=== Records ===
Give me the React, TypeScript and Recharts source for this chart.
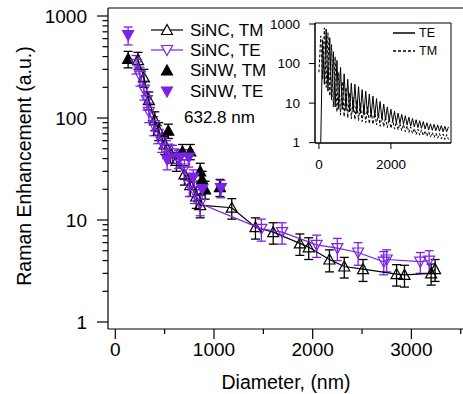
* * *
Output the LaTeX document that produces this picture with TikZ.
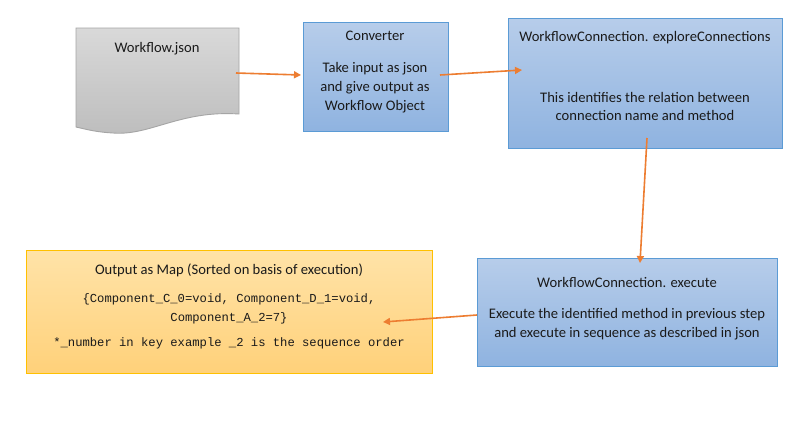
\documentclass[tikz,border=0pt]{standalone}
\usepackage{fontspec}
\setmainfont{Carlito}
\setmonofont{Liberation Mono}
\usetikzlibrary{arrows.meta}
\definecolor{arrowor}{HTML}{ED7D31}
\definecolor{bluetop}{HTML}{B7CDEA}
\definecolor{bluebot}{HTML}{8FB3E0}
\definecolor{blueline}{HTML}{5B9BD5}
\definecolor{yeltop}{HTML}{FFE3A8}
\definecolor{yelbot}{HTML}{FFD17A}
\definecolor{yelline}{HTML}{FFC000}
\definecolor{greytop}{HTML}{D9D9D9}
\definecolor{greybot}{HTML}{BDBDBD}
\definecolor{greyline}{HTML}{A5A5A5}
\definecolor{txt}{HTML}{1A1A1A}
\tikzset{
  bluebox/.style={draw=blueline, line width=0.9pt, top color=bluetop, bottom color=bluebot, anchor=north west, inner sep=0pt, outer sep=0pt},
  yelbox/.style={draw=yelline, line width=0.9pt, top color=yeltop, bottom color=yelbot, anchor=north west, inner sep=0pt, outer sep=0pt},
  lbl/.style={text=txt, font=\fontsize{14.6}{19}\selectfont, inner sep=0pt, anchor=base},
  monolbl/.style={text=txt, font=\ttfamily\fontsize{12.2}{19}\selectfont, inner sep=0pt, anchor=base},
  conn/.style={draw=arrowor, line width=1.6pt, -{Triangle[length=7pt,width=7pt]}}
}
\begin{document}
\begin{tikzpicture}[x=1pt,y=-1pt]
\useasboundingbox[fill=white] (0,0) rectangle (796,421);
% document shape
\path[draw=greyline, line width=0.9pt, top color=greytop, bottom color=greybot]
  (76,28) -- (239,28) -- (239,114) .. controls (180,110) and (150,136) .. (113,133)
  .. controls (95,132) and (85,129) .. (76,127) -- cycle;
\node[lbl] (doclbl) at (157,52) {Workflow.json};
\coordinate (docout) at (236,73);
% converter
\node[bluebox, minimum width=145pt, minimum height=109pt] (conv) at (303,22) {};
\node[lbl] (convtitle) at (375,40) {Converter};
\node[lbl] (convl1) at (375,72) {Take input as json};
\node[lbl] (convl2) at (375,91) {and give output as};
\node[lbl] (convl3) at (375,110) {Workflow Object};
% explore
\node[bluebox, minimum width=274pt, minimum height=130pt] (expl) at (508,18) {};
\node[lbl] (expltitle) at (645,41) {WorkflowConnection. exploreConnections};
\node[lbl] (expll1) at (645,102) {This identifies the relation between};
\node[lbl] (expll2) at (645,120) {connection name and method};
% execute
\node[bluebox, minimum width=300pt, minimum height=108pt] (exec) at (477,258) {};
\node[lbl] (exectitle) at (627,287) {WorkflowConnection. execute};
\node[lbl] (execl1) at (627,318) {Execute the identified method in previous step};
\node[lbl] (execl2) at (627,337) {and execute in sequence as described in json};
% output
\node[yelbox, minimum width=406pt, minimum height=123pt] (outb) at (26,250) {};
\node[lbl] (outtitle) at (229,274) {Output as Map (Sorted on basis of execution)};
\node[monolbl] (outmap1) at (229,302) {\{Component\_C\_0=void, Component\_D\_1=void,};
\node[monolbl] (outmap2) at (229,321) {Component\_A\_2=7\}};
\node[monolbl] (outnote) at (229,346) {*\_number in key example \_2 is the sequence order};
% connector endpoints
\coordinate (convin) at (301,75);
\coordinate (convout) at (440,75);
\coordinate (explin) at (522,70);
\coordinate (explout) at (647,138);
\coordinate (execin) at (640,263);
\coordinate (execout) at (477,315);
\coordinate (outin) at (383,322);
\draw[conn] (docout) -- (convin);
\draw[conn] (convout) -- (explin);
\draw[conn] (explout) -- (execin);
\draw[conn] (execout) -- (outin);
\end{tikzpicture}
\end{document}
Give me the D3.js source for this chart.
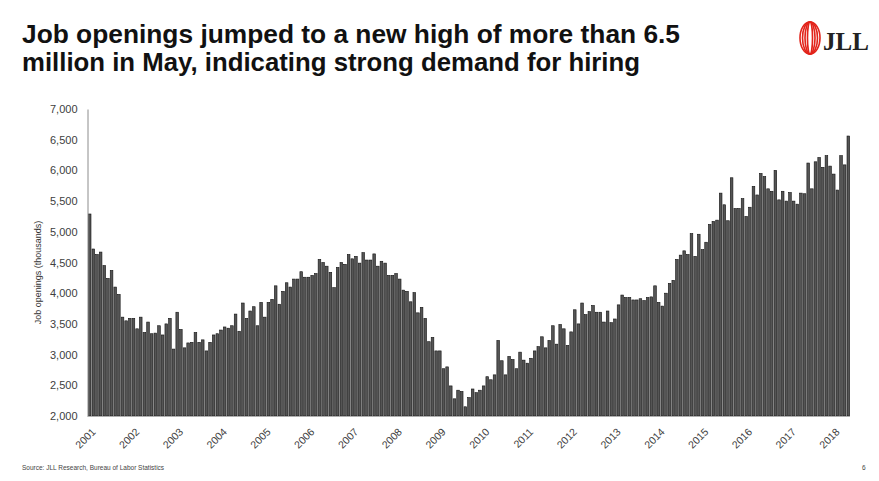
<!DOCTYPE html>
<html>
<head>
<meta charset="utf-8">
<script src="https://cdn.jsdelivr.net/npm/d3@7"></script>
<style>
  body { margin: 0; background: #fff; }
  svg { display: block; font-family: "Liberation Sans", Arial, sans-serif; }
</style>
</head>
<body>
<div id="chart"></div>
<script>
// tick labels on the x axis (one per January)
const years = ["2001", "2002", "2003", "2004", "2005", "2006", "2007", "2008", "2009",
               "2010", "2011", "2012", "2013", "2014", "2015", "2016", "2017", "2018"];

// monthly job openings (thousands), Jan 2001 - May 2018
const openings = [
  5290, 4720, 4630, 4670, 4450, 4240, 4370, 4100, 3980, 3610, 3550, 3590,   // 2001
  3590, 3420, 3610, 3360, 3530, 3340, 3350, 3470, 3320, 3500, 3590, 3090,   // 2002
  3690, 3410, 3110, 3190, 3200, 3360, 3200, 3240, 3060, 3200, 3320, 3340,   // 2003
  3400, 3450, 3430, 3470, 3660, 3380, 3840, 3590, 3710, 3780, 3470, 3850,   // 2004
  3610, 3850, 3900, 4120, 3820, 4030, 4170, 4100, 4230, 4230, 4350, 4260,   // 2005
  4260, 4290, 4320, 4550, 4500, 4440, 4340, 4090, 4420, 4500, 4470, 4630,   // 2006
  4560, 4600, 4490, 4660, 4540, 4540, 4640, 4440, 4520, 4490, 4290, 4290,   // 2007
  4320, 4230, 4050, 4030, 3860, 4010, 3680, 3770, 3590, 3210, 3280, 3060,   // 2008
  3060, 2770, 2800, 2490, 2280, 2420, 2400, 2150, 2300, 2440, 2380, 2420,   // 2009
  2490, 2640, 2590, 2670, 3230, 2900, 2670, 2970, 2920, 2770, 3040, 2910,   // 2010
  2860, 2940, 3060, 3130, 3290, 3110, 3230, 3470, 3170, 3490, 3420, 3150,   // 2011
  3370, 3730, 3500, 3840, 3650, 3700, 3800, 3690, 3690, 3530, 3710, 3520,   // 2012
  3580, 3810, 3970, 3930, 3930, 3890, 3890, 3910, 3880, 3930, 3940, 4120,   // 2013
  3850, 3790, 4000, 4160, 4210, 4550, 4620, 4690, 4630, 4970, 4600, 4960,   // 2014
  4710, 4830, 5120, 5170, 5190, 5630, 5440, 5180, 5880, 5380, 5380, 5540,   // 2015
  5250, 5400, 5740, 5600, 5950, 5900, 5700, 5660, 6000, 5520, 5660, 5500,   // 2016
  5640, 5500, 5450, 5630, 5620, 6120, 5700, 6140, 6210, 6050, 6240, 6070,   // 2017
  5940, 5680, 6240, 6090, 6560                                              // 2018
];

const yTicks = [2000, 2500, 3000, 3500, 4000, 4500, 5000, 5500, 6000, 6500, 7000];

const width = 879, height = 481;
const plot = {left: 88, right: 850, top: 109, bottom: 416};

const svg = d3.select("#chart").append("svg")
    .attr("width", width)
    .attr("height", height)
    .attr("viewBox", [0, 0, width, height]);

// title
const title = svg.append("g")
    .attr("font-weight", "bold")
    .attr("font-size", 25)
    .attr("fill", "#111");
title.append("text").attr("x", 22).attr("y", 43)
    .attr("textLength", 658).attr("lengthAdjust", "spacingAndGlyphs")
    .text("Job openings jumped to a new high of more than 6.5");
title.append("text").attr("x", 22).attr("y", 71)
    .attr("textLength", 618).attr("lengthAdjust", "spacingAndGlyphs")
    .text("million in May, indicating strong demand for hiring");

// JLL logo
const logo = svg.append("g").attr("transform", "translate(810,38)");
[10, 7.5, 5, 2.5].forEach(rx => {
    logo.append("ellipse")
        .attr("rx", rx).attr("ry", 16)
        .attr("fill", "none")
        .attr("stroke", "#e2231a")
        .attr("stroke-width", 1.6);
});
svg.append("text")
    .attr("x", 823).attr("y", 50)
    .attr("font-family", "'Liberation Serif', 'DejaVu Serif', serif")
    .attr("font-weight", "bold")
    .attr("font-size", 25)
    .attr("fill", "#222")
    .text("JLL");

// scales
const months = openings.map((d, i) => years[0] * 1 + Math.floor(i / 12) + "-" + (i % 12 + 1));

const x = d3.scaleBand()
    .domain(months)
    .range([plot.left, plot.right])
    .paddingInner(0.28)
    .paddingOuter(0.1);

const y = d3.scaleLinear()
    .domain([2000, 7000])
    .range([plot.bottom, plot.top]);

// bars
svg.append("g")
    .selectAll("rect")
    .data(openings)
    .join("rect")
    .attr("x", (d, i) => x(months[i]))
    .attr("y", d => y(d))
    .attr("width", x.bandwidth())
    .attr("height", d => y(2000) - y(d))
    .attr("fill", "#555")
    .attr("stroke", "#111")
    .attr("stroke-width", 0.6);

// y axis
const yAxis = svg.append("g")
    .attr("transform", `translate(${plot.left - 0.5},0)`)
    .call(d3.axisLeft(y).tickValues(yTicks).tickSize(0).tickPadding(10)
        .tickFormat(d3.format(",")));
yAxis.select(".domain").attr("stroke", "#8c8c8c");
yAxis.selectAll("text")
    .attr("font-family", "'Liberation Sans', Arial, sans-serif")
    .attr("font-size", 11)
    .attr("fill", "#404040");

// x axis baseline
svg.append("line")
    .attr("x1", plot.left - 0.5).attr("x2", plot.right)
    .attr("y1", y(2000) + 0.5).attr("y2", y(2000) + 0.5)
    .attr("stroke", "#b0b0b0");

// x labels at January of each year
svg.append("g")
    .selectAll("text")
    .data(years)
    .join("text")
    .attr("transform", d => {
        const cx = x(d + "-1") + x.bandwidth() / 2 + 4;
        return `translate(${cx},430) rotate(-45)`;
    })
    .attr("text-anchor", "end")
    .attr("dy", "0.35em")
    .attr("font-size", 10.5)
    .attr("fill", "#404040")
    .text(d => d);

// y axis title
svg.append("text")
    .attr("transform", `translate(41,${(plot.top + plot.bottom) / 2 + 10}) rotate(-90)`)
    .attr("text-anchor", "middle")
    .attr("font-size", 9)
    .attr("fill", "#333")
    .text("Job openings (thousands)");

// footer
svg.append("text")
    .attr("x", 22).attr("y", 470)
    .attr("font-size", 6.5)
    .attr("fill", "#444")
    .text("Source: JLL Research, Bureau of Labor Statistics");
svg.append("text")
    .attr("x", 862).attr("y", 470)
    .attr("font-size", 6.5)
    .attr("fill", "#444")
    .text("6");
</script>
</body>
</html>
==
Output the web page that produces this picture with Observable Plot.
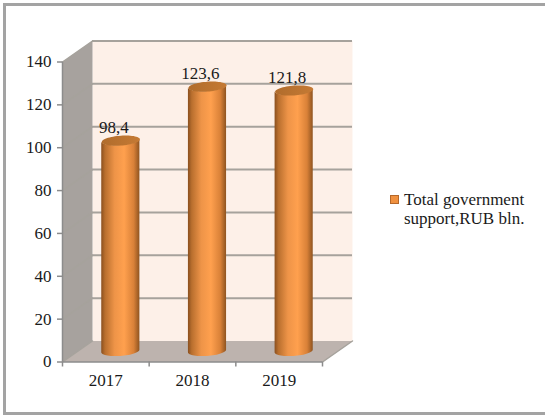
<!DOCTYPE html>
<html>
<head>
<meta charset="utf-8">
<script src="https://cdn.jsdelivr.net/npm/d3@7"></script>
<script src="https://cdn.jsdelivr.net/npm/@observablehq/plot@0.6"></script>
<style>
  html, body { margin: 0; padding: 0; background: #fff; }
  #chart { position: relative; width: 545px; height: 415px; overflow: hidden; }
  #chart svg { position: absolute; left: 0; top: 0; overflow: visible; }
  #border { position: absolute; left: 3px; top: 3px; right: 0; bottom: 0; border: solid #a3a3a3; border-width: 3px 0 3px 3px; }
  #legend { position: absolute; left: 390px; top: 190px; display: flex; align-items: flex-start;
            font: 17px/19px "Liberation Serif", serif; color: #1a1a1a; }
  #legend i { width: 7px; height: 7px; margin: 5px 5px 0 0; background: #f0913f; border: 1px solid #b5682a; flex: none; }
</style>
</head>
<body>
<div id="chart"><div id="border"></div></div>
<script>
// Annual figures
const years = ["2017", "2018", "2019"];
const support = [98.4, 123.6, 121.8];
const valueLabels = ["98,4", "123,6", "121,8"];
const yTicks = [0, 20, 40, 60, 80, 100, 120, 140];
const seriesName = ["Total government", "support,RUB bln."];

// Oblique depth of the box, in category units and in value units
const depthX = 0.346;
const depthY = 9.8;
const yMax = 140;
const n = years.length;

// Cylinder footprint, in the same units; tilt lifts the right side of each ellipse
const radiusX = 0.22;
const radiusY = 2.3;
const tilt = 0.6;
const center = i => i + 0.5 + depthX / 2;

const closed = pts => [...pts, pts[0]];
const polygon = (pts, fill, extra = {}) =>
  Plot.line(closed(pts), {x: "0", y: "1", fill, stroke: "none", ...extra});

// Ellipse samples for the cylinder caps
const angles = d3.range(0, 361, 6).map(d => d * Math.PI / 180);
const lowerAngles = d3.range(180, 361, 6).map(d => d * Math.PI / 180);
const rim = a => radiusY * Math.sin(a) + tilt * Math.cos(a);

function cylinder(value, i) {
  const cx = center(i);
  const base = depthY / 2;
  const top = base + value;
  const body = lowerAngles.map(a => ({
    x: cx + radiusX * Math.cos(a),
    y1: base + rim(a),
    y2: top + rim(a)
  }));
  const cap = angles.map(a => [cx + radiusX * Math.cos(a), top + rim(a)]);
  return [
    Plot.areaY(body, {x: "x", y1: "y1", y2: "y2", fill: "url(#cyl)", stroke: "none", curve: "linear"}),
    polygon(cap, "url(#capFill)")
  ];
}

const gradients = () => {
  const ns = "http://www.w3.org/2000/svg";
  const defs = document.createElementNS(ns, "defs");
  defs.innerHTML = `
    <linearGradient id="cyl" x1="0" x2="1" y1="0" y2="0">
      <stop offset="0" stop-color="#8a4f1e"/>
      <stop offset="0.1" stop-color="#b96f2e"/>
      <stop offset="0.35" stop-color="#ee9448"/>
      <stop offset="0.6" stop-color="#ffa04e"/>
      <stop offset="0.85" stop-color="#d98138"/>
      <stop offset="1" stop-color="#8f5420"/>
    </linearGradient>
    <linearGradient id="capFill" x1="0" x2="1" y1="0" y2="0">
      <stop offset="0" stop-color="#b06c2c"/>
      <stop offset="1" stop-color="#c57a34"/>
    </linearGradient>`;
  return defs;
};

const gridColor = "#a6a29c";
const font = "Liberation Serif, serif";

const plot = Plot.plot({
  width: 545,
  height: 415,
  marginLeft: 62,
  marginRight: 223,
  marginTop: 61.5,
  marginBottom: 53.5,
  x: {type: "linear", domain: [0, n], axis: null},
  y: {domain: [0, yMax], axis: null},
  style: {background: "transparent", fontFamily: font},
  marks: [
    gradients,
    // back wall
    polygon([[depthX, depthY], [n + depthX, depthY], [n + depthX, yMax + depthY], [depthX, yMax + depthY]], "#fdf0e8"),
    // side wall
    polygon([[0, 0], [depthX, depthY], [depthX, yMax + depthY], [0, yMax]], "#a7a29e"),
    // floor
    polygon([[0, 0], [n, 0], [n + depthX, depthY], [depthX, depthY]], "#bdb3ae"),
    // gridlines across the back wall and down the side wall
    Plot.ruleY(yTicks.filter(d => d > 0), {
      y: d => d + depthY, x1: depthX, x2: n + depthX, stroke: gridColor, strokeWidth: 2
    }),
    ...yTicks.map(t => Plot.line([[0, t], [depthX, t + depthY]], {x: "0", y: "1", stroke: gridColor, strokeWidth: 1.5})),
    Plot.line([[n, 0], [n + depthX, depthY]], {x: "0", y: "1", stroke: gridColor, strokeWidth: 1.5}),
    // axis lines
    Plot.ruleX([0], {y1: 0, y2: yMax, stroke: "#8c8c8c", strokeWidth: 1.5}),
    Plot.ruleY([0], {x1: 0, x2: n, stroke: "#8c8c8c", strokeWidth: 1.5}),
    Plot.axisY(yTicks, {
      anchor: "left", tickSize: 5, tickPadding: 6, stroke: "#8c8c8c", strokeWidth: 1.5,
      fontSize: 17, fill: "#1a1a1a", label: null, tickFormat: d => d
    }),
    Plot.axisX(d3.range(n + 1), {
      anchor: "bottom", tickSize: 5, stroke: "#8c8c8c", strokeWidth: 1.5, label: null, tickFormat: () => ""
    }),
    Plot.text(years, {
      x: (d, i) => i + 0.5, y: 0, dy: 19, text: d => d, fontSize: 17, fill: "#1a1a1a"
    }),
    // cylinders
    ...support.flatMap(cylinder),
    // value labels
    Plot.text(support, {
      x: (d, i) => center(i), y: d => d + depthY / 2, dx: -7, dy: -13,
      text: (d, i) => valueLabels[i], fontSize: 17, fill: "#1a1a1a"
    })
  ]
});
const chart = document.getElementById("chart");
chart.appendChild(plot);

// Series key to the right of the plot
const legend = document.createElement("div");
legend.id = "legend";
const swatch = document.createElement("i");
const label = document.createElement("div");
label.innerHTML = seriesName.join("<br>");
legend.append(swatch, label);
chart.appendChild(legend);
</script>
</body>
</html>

=== The request ===
Copy the listing above exactly, but only from the line with "Give me the D3.js source for this chart." through the line with "6000, 6500, 7000];", including those two lines and excluding any picture.

=== Result for this exercise ===
Give me the D3.js source for this chart.
<!DOCTYPE html>
<html>
<head>
<meta charset="utf-8">
<script src="https://cdn.jsdelivr.net/npm/d3@7"></script>
<style>
  body { margin: 0; background: #fff; }
  svg { display: block; font-family: "Liberation Sans", Arial, sans-serif; }
</style>
</head>
<body>
<div id="chart"></div>
<script>
// tick labels on the x axis (one per January)
const years = ["2001", "2002", "2003", "2004", "2005", "2006", "2007", "2008", "2009",
               "2010", "2011", "2012", "2013", "2014", "2015", "2016", "2017", "2018"];

// monthly job openings (thousands), Jan 2001 - May 2018
const openings = [
  5290, 4720, 4630, 4670, 4450, 4240, 4370, 4100, 3980, 3610, 3550, 3590,   // 2001
  3590, 3420, 3610, 3360, 3530, 3340, 3350, 3470, 3320, 3500, 3590, 3090,   // 2002
  3690, 3410, 3110, 3190, 3200, 3360, 3200, 3240, 3060, 3200, 3320, 3340,   // 2003
  3400, 3450, 3430, 3470, 3660, 3380, 3840, 3590, 3710, 3780, 3470, 3850,   // 2004
  3610, 3850, 3900, 4120, 3820, 4030, 4170, 4100, 4230, 4230, 4350, 4260,   // 2005
  4260, 4290, 4320, 4550, 4500, 4440, 4340, 4090, 4420, 4500, 4470, 4630,   // 2006
  4560, 4600, 4490, 4660, 4540, 4540, 4640, 4440, 4520, 4490, 4290, 4290,   // 2007
  4320, 4230, 4050, 4030, 3860, 4010, 3680, 3770, 3590, 3210, 3280, 3060,   // 2008
  3060, 2770, 2800, 2490, 2280, 2420, 2400, 2150, 2300, 2440, 2380, 2420,   // 2009
  2490, 2640, 2590, 2670, 3230, 2900, 2670, 2970, 2920, 2770, 3040, 2910,   // 2010
  2860, 2940, 3060, 3130, 3290, 3110, 3230, 3470, 3170, 3490, 3420, 3150,   // 2011
  3370, 3730, 3500, 3840, 3650, 3700, 3800, 3690, 3690, 3530, 3710, 3520,   // 2012
  3580, 3810, 3970, 3930, 3930, 3890, 3890, 3910, 3880, 3930, 3940, 4120,   // 2013
  3850, 3790, 4000, 4160, 4210, 4550, 4620, 4690, 4630, 4970, 4600, 4960,   // 2014
  4710, 4830, 5120, 5170, 5190, 5630, 5440, 5180, 5880, 5380, 5380, 5540,   // 2015
  5250, 5400, 5740, 5600, 5950, 5900, 5700, 5660, 6000, 5520, 5660, 5500,   // 2016
  5640, 5500, 5450, 5630, 5620, 6120, 5700, 6140, 6210, 6050, 6240, 6070,   // 2017
  5940, 5680, 6240, 6090, 6560                                              // 2018
];

const yTicks = [2000, 2500, 3000, 3500, 4000, 4500, 5000, 5500, 6000, 6500, 7000];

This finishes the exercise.